Coe shrugs it off, saying he is proud of his office's record, his hardworking staff and innovative programs for the elderly and domestic violence victims and white collar and environmental crimes.

"The issues here _ crime, and being tough and being preventive _ are too important to become a personality war," he said. "I don't think (voters) care about whether I move furniture or what I have on my desk."

Coe has overcome more serious criticism. After questions were raised about his role in the delayed investigation of a sex abuse case involving the husband of a prominent Democrat, a grand jury later exonerated him of any wrongdoing. In the racial burning case, both men were put in prison, and an appeals court found no error in the trial.

No petunia

Mike Kavouklis is not a man to mince words.

Diminutive, white-haired and filled with hard-edged energy, Kavouklis sat in his downtown Tampa office and ticked off goals: aggressive lawyers, trained investigators, tough prosecution of juveniles, and zero tolerance of domestic violence, rape and child abuse.

He is not shy about the man he once supported, a man he now calls "an embarrassment" in an office he terms "void of any leadership, competence or character."

On his pastel walls, an Ellis Island print shares space with certificates that trace 34 years of varied legal background: county and municipal judge, assistant attorney general, state prosecutor, Hillsborough County attorney.

"Mr. Coe became a great disappointment," said Kavouklis, 60, who was raised in Tarpon Springs by Greek-born parents. Coe promised not to be a figurehead, "to be more fair and even-handed," he said.

Said Coe: "He felt he was going to get a job here, and I didn't hire him. . . . I'm not saying what effect that had. He will have to answer that."

Kavouklis vehemently denies that. In fact, he is often vehement _ which got him into trouble in court.

In 1991, a judge found him guilty of three counts of criminal contempt for disobeying her orders and sentenced him to fines and probation. He was later cleared of another allegation, that he called the trial judge a "b----," and the state Bar declined to sanction him, saying the exchanges were heated but not meant to embarrass her.

Kavouklis says he was aggressively defending his client and seems surprised that anyone would think he has a temper. He sees himself as expressive and outspoken, "a person of passion."

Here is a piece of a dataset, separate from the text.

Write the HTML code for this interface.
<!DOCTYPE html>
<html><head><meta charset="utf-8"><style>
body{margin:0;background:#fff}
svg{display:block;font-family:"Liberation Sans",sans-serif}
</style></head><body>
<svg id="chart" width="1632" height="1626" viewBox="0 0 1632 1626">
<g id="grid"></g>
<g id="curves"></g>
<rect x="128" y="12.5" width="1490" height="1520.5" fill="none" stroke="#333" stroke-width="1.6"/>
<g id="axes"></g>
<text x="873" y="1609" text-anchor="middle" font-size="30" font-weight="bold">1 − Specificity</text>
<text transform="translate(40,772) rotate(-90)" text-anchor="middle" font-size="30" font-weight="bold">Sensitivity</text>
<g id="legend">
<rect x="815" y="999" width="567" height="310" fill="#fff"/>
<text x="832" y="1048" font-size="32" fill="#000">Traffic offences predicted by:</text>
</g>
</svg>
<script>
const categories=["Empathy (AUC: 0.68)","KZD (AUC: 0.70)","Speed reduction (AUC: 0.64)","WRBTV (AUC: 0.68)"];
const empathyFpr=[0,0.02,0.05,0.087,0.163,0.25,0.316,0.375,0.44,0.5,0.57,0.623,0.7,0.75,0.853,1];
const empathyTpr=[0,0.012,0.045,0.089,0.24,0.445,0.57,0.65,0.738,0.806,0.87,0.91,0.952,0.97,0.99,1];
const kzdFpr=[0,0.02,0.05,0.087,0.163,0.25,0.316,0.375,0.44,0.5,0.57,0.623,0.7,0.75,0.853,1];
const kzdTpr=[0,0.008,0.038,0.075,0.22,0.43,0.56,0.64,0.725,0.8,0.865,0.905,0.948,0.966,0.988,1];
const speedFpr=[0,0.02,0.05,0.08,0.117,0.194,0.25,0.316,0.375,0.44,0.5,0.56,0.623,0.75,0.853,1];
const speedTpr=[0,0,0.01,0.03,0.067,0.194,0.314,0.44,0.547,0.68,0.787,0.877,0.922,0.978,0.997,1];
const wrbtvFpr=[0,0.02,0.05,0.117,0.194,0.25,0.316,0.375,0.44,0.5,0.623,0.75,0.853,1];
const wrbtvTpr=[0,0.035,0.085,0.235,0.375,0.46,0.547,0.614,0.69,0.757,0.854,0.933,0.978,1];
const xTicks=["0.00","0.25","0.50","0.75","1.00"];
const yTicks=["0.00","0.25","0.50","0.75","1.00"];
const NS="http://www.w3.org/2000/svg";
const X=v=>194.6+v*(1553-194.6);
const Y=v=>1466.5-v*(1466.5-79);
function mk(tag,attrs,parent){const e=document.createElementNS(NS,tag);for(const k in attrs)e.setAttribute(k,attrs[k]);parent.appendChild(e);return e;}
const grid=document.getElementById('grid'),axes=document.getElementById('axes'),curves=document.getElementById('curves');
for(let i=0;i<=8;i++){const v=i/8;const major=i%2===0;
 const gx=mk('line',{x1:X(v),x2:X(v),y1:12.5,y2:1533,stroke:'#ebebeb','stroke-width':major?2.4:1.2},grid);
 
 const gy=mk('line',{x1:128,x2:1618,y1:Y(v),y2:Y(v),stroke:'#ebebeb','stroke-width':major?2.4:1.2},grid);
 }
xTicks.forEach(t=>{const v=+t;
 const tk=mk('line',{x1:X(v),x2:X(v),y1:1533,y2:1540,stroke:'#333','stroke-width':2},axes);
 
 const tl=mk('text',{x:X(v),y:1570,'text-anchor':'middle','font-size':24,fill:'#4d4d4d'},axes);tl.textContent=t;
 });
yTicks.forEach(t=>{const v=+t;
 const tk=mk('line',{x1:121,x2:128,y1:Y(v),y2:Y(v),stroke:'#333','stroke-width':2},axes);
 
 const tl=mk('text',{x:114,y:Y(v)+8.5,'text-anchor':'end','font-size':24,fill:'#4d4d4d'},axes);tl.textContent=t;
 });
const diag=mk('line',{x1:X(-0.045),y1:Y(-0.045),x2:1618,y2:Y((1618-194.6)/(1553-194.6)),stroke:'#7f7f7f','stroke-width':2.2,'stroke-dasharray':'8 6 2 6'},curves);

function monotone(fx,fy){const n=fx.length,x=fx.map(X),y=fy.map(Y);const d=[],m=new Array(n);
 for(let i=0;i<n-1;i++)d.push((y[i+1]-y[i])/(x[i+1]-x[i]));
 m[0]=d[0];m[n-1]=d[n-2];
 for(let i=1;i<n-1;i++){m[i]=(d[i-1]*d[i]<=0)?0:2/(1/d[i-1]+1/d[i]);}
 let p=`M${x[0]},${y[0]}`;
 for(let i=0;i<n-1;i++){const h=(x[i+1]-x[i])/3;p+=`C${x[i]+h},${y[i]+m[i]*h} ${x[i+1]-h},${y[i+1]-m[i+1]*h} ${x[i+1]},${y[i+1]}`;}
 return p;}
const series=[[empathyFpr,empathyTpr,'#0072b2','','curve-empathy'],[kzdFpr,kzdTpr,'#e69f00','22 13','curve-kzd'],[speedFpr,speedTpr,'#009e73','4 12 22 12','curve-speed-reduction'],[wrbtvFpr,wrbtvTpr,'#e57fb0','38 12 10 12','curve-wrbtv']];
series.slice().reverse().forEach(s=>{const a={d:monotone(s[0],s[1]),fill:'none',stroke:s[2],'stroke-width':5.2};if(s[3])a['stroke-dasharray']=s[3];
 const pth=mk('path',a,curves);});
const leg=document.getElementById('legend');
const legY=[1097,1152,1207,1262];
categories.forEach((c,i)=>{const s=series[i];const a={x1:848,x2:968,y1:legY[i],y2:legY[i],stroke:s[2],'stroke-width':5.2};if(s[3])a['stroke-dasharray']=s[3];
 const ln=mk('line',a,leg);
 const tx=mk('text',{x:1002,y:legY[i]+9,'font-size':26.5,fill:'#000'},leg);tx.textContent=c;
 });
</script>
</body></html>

"A state attorney shouldn't be a petunia, either," he said. "They will not consider Mike Kavouklis a joke."

No turning back

John Moser made his way through the narrow hallways of the Tampa Police Department, his hawkish blue eyes searching to engage someone long enough to press a brochure into his hand.

"You may not know his name, but you should," it reads, summing up Moser's 3-month-old campaign to unseat Coe.

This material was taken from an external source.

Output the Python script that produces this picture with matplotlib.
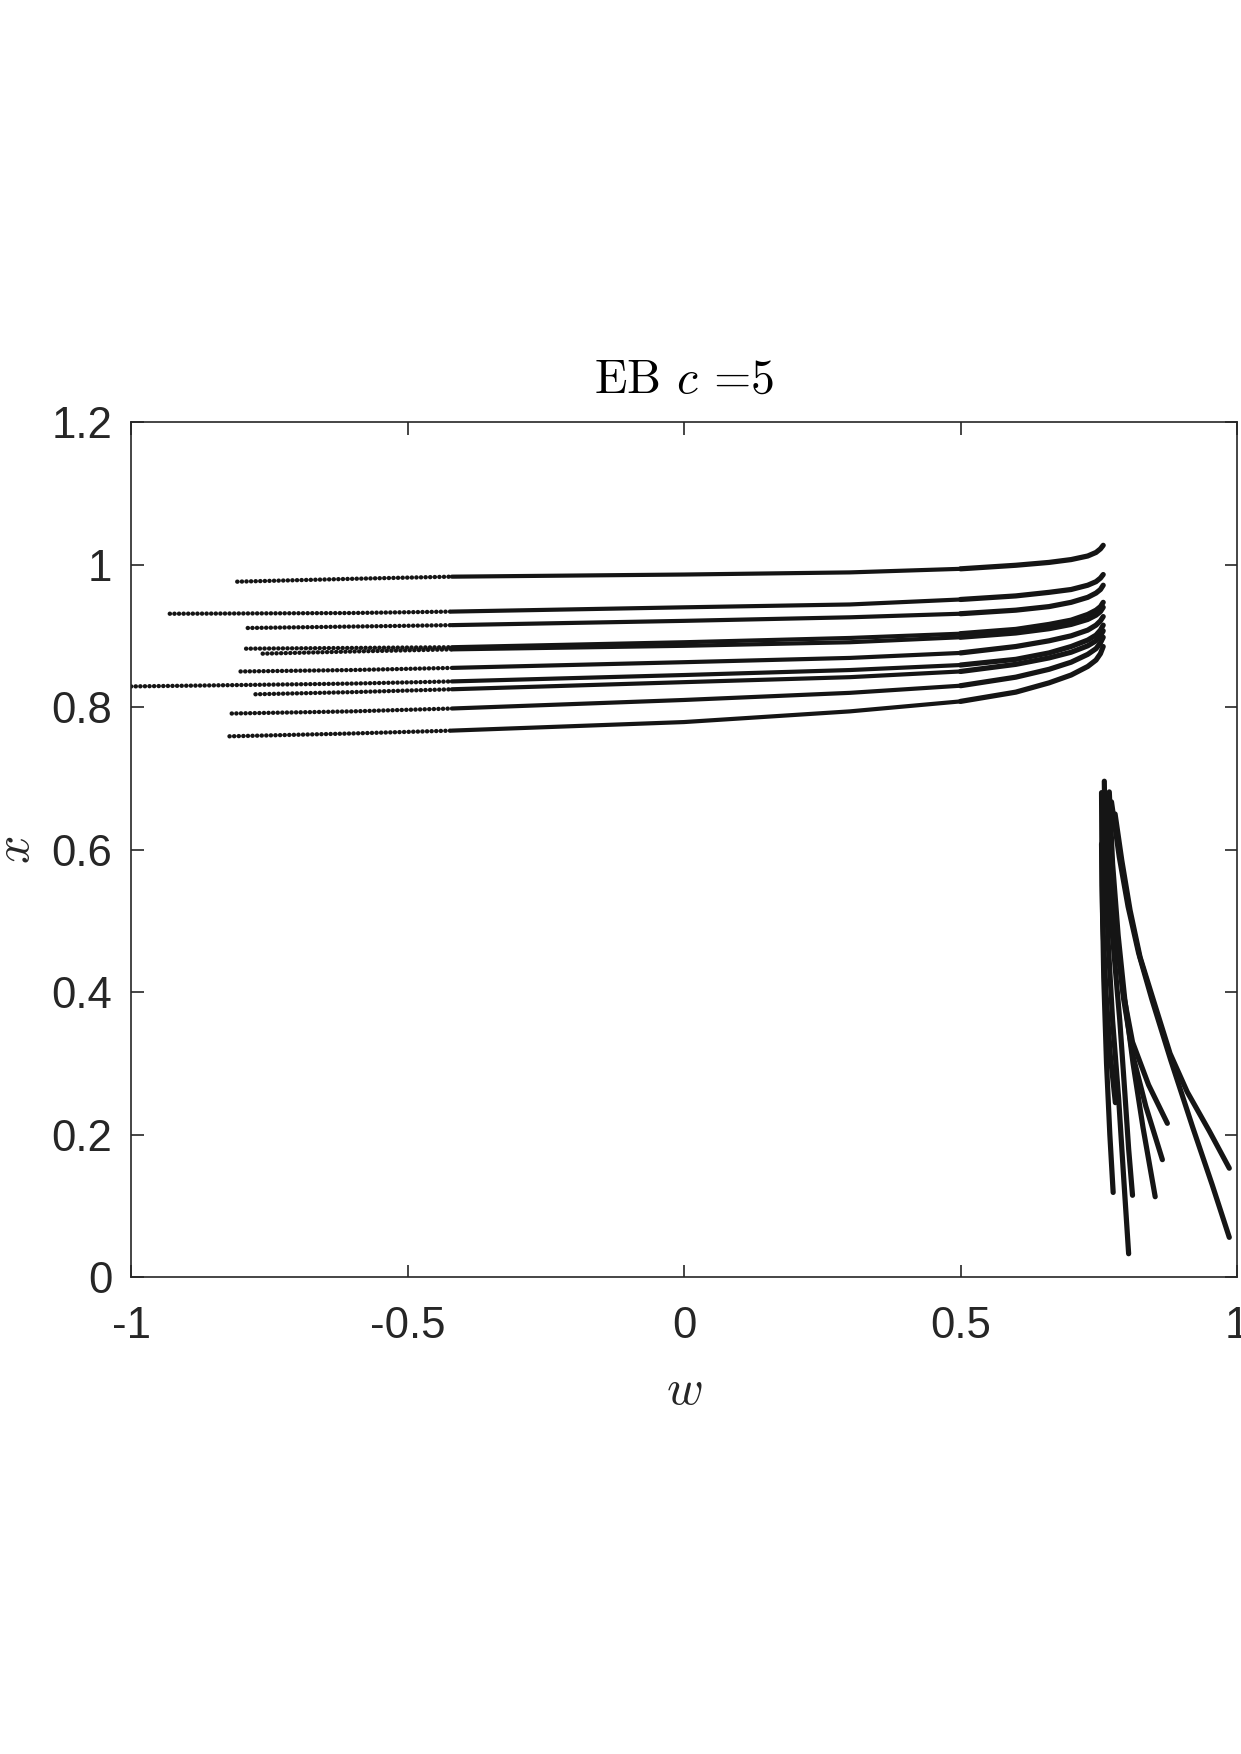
import matplotlib
matplotlib.use("Agg")
import matplotlib.pyplot as plt

plt.rcParams["mathtext.fontset"] = "cm"
plt.rcParams["font.family"] = ["Liberation Sans", "DejaVu Sans"]

AX_COLOR = "#262626"
LINE_COLOR = "#151515"

# upper branch: one list of (w, x) samples per trajectory
W_GRID = [-0.6, -0.42, 0.0, 0.3, 0.5, 0.6, 0.66, 0.70, 0.73, 0.745, 0.753, 0.758]
UPPER_W0 = [-0.808, -0.930, -0.789, -0.792, -0.762, -0.802, -1.000, -0.775, -0.818, -0.822]
UPPER_X0 = [0.976, 0.931, 0.911, 0.882, 0.875, 0.850, 0.829, 0.818, 0.791, 0.759]
UPPER_X = [
    [0.980, 0.983, 0.986, 0.989, 0.994, 0.999, 1.003, 1.007, 1.012, 1.017, 1.022, 1.027],
    [0.932, 0.934, 0.940, 0.944, 0.951, 0.956, 0.961, 0.965, 0.971, 0.976, 0.981, 0.986],
    [0.913, 0.915, 0.921, 0.926, 0.931, 0.936, 0.941, 0.947, 0.954, 0.960, 0.965, 0.971],
    [0.883, 0.884, 0.891, 0.897, 0.903, 0.909, 0.916, 0.922, 0.930, 0.936, 0.941, 0.947],
    [0.878, 0.881, 0.886, 0.891, 0.898, 0.904, 0.910, 0.916, 0.923, 0.929, 0.934, 0.940],
    [0.852, 0.855, 0.863, 0.869, 0.876, 0.885, 0.893, 0.900, 0.908, 0.915, 0.921, 0.927],
    [0.833, 0.836, 0.845, 0.852, 0.859, 0.867, 0.876, 0.885, 0.894, 0.901, 0.908, 0.915],
    [0.821, 0.825, 0.835, 0.842, 0.850, 0.860, 0.869, 0.877, 0.886, 0.893, 0.900, 0.907],
    [0.794, 0.798, 0.810, 0.820, 0.830, 0.842, 0.853, 0.863, 0.874, 0.882, 0.890, 0.898],
    [0.763, 0.767, 0.779, 0.794, 0.808, 0.821, 0.834, 0.845, 0.857, 0.866, 0.875, 0.885],
]

# lower branch
LOWER_W = [
    [0.755, 0.756, 0.759, 0.764, 0.770, 0.776],
    [0.760, 0.762, 0.767, 0.775, 0.786, 0.795, 0.804],
    [0.755, 0.757, 0.763, 0.771, 0.780],
    [0.762, 0.767, 0.778, 0.788, 0.797, 0.804, 0.811],
    [0.769, 0.775, 0.785, 0.797, 0.812, 0.830, 0.852],
    [0.766, 0.772, 0.782, 0.795, 0.812, 0.835, 0.865],
    [0.765, 0.771, 0.781, 0.794, 0.811, 0.840, 0.874],
    [0.7795, 0.7916, 0.8066, 0.8247, 0.8487, 0.8789, 0.910, 0.950, 0.986],
    [0.773, 0.787, 0.803, 0.822, 0.846, 0.880, 0.920, 0.955, 0.986],
]
LOWER_X = [
    [0.680, 0.550, 0.420, 0.300, 0.200, 0.119],
    [0.696, 0.580, 0.470, 0.360, 0.250, 0.140, 0.033],
    [0.608, 0.500, 0.400, 0.310, 0.245],
    [0.650, 0.550, 0.450, 0.360, 0.260, 0.180, 0.115],
    [0.681, 0.580, 0.480, 0.390, 0.300, 0.210, 0.113],
    [0.670, 0.570, 0.480, 0.390, 0.310, 0.240, 0.165],
    [0.660, 0.570, 0.480, 0.400, 0.330, 0.270, 0.216],
    [0.650, 0.585, 0.515, 0.449, 0.389, 0.314, 0.260, 0.205, 0.153],
    [0.667, 0.590, 0.520, 0.455, 0.390, 0.305, 0.210, 0.130, 0.056],
]

W_TICKS = [-1, -0.5, 0, 0.5, 1]
W_TICK_LABELS = ["-1", "-0.5", "0", "0.5", "1"]
X_TICKS = [0, 0.2, 0.4, 0.6, 0.8, 1.0, 1.2]
X_TICK_LABELS = ["0", "0.2", "0.4", "0.6", "0.8", "1", "1.2"]

fig = plt.figure(figsize=(1241 / 150, 1754 / 150), dpi=150)
ax = fig.add_axes([0.1056, 0.2718, 0.8912, 0.4876])

for w0, x0, xs in zip(UPPER_W0, UPPER_X0, UPPER_X):
    ws = [w0] + W_GRID
    xs = [x0] + xs
    # sparse sampling on the far left shows up as a beaded trace
    ax.plot(ws[:3], xs[:3], color=LINE_COLOR, lw=2.1,
            linestyle=(0, (0.05, 1.0)), dash_capstyle="round")
    ax.plot(ws[2:6], xs[2:6], color=LINE_COLOR, lw=2.0,
            solid_capstyle="round", solid_joinstyle="round")
    ax.plot(ws[5:], xs[5:], color=LINE_COLOR, lw=2.5,
            solid_capstyle="round", solid_joinstyle="round")

for ws, xs in zip(LOWER_W, LOWER_X):
    ax.plot(ws, xs, color=LINE_COLOR, lw=2.5,
            solid_capstyle="round", solid_joinstyle="round")

ax.set_xlim(-1, 1)
ax.set_ylim(0, 1.2)
ax.set_xticks(W_TICKS)
ax.set_xticklabels(W_TICK_LABELS)
ax.set_yticks(X_TICKS)
ax.set_yticklabels(X_TICK_LABELS)

ax.tick_params(direction="in", length=6, width=0.8, colors=AX_COLOR,
               labelsize=21, top=True, right=True)
ax.tick_params(axis="x", pad=14)
ax.tick_params(axis="y", pad=9)
for sp in ax.spines.values():
    sp.set_color(AX_COLOR)
    sp.set_linewidth(0.8)

ax.set_xlabel(r"$w$", fontsize=24, color=AX_COLOR, labelpad=10)
ax.set_ylabel(r"$x$", fontsize=24, color=AX_COLOR, labelpad=6)
ax.set_title(r"EB $c$ =5", fontsize=23, family="cmr10",
             color="black", pad=14)

fig.savefig("out.png", dpi=150)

"I've been a prosecutor for 11 years," Moser, 41, tells officers at roll call, in the crisp tone of a man who has spent nearly 20 years in the military. A major in the Army reserves, he regularly works at Special Operations Command at MacDill Air Force Base as an intelligence analyst.

Moser worked as a Hillsborough prosecutor and later at the Statewide Prosecutor's Office _ a job he gladly would have kept had he not been required to resign to run. For Moser, a single parent of four, there is no turning back, which may account for the passion in his delivery.

"Are there people out there who could be a better state attorney than me?" he asked. "Yes. But they're not in the race."

Moser's energy may be an asset on the campaign trail, but his political inexperience shows.

Take July Fourth. While his opponents were meeting voters, Moser was with his eldest son in the Keys on a Boy Scout outing. His staff "questioned my sanity," but he said he had no regrets.

Parades notwithstanding, there has been cause for optimism in the Moser camp. In his short time stumping, he has amassed about $28,000. Kavouklis has raised slightly more than $42,000 since he became a candidate in October. Coe has raised nearly $97,000.